OLIVIA TONG: I think they're all seeing some increase in price, of course. They've been putting those through all through last year and at the beginning of this year. And some are still taking more price in order to recoup some of the raw material, inflation, and currency inflation that you've seen over the last couple of years. For most companies, you are seeing volume degrade as a result of that.
That's the elasticity that you see when prices go up. People try to be a little bit more mindful with respect to their purchasing. But they're all seeing some negative from volume and price accelerate. I think you'll still see this in the case for the next couple-- probably at least another quarter, possibly two. And then hopefully, as price starts to anniversary, those price increases that they already took, volume starts to pick up a bit. I mean, these are staples categories where you do have to eventually go out and start to consume again.

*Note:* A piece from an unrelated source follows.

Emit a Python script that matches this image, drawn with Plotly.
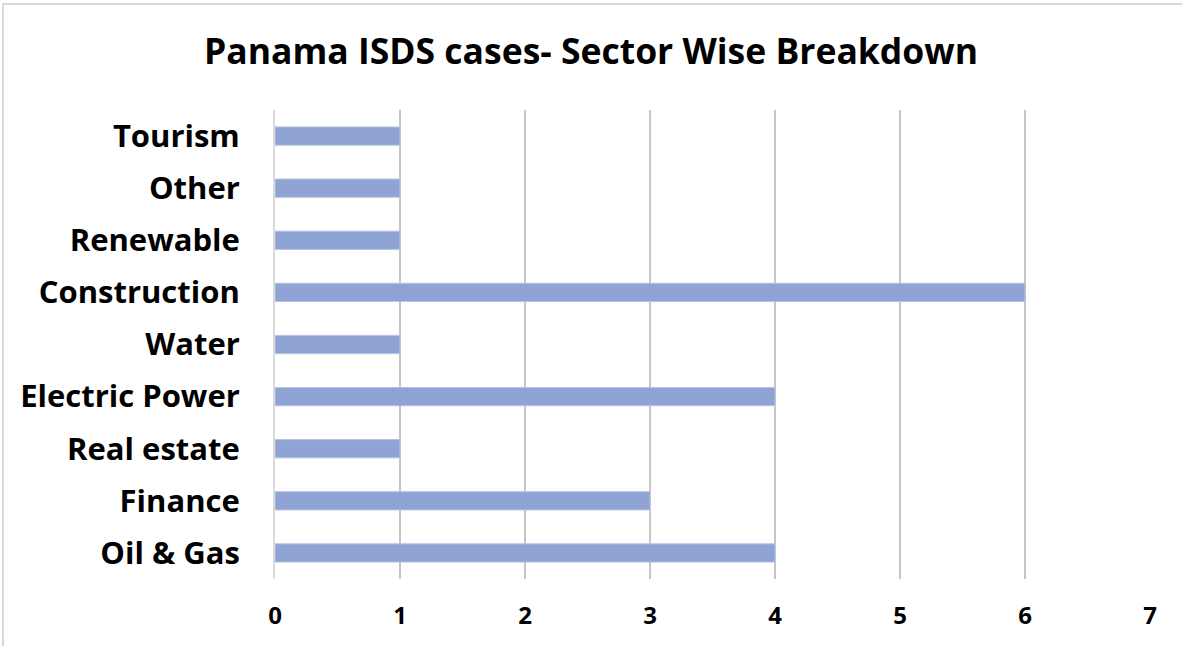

- Um, Olivia, I notice as I look across your picks here, you have three strong buys in companies that are makeup or sort of personal care companies-- Bath & Body Works, Estee Lauder, Ulta. But then, you also have them scattered across your other recommendations. In other words, I'm curious what differentiates within personal account and makeup those three names-- what are they doing that maybe some of the others aren't?
OLIVIA TONG: Sure-- sure, maybe-- starting with Estee, I think the main focus this week for earnings is the pace of reopening in China and the consumers return to travel, but whether it's domestically within China to Hainan and other travel destinations, and then, also abroad eventually. We think this will be the top focus. Other things that are really interesting with respect to Estee is they acquired Tom Ford a couple of months ago so learning more about the plans there.

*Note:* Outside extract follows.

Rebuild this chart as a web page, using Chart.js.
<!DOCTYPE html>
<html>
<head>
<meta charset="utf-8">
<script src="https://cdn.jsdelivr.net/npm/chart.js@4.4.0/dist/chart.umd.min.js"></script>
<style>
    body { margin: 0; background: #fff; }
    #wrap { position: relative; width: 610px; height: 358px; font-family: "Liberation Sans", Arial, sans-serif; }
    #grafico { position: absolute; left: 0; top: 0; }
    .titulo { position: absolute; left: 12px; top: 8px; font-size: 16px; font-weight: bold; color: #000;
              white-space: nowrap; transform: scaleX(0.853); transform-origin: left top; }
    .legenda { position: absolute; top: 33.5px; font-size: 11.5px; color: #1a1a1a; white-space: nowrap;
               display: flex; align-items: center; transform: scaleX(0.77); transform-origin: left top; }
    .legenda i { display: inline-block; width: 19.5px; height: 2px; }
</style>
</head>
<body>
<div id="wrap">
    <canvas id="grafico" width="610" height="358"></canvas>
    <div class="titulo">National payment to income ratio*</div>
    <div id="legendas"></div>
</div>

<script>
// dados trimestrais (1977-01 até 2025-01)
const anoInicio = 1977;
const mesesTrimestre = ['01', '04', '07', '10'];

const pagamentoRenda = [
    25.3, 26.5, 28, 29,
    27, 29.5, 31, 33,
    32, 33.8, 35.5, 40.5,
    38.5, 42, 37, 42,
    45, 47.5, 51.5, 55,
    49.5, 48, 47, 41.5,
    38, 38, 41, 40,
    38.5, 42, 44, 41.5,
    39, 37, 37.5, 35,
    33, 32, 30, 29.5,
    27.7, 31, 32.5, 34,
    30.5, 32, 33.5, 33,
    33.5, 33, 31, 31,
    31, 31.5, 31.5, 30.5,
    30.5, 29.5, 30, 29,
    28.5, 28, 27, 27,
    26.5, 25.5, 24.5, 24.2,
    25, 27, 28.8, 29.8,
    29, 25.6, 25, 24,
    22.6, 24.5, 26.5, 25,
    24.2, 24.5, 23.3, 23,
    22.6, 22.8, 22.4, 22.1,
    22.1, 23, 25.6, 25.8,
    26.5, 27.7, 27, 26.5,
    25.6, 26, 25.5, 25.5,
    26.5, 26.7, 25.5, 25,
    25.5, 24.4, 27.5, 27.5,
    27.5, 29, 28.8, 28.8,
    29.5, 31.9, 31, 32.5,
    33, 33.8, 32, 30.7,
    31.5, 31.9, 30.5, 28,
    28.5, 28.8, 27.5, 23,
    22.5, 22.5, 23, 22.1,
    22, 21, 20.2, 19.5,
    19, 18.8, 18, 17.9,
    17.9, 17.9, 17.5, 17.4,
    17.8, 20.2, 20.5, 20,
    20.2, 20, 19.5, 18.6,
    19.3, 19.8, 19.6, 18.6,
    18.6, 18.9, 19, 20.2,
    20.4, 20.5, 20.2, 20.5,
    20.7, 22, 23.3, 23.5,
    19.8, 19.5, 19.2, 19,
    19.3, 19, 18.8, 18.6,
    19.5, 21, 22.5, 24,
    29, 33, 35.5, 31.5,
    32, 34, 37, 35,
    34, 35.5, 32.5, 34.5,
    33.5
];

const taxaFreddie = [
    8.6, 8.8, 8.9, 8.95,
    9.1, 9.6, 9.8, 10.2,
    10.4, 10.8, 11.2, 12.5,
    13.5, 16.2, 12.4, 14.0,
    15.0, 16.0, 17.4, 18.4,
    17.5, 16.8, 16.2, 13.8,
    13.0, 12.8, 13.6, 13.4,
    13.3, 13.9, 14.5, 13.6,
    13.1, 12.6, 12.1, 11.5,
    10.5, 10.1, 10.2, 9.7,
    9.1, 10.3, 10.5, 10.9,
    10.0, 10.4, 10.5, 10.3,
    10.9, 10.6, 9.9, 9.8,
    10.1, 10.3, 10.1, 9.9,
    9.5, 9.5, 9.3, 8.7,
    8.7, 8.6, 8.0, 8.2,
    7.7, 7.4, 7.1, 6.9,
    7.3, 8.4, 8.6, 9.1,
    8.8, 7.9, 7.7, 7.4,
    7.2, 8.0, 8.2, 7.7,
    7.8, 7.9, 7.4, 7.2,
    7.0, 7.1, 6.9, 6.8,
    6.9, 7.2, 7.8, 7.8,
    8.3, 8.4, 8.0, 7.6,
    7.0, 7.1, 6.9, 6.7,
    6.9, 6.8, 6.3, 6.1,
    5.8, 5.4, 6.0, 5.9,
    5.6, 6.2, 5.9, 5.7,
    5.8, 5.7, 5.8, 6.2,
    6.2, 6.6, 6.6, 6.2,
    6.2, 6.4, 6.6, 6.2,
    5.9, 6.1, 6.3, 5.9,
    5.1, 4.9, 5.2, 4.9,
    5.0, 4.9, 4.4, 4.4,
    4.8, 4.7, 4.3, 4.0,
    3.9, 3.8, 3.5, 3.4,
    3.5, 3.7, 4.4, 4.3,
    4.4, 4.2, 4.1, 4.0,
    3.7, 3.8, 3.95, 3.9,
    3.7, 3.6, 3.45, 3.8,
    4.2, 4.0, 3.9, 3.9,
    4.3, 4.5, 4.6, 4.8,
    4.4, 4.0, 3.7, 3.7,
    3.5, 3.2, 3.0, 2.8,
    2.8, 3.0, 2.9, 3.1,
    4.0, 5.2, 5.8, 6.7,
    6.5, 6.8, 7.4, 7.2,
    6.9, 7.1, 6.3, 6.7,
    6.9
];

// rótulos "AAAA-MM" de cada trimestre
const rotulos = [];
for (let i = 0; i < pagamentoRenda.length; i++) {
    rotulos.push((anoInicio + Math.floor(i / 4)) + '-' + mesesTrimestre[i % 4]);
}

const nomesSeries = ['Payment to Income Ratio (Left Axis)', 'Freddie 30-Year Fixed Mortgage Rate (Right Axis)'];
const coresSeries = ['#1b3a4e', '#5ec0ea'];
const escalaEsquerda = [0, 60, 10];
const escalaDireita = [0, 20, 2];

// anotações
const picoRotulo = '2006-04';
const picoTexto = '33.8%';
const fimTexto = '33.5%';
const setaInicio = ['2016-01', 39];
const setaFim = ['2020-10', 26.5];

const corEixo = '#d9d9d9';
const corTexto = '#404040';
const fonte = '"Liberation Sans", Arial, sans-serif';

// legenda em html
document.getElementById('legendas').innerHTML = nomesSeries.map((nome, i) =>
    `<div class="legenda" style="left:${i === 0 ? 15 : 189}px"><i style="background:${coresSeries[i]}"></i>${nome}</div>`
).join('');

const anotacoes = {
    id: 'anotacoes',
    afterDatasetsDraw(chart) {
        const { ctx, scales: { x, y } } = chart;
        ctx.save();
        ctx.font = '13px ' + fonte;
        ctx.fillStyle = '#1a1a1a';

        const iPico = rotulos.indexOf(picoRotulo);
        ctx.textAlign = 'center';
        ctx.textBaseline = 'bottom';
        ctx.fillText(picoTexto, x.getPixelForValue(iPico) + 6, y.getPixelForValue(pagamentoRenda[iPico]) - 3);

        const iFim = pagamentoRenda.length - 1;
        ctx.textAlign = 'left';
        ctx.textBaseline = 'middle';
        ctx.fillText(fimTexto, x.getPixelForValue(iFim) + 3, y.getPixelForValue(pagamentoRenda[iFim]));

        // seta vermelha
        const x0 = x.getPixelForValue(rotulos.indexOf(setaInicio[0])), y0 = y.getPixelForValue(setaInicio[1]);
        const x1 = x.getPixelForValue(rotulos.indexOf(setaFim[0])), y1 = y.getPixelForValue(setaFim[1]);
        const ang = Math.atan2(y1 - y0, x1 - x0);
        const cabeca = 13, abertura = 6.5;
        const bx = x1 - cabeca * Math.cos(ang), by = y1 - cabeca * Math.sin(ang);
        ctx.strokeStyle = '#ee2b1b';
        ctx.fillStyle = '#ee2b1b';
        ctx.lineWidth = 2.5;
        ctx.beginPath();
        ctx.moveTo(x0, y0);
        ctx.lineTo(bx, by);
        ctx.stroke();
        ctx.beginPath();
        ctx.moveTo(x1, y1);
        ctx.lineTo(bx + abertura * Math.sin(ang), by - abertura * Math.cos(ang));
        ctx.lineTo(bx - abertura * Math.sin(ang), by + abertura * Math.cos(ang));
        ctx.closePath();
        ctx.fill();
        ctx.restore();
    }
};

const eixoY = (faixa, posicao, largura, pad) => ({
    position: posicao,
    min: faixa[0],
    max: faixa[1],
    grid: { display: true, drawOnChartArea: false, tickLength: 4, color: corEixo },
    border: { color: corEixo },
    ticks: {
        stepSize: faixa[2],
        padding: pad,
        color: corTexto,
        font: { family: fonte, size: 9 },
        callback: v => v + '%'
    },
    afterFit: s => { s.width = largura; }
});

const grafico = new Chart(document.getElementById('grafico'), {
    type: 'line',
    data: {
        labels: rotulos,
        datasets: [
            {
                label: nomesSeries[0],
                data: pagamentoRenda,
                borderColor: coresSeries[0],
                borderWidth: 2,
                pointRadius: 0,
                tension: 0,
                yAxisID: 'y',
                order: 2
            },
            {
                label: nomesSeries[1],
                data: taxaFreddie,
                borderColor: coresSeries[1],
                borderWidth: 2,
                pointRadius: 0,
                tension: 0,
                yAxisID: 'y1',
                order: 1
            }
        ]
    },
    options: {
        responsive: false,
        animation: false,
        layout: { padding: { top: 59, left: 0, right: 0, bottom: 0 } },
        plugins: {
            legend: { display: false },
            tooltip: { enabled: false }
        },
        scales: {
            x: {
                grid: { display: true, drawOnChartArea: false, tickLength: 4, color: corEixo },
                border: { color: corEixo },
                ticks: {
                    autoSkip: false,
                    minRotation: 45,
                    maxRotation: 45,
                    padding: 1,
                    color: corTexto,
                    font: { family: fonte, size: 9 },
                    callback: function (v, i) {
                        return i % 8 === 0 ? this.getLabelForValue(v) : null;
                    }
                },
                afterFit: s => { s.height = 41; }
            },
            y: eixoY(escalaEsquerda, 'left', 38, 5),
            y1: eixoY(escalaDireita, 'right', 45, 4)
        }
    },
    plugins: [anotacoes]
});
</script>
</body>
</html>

That was announced in mid-November and obviously, a very high end brand. So how that anchors the ultra luxe portion of Estee's brand portfolio will be an important place to be paying attention to. E.L.F is another company that we think positively on. It did very well last year, but we think that they have continued momentum. So we think they're one of the best positioned in beauty because they have relatively manageable price points and still a lot of market share opportunity to gain. So quite a bit there. So we do have a bit of an eclectic group and there are pockets everywhere.
- Within that eclectic group, where is the deepest value?
OLIVIA TONG: I think the deepest value in a couple of names. Newell, Newell Brands is one of them. Now that is a challenge-- is a challenge right now because of all the inventory destocking that you've heard at retail. But I think as you get into the back half of the year, this is an inexpensive stock that historically has traded in the 15 to 19 times range pre-acquisition and is now closer to 11 times. So a lot is already embedded into the stock in terms of negativity so we think that as time progresses, that will get more interesting.
- Raymond James managing director Olivier Tong, good to see you. Get some-- have a fun week. I know it's been busy for you and the team, appreciate it.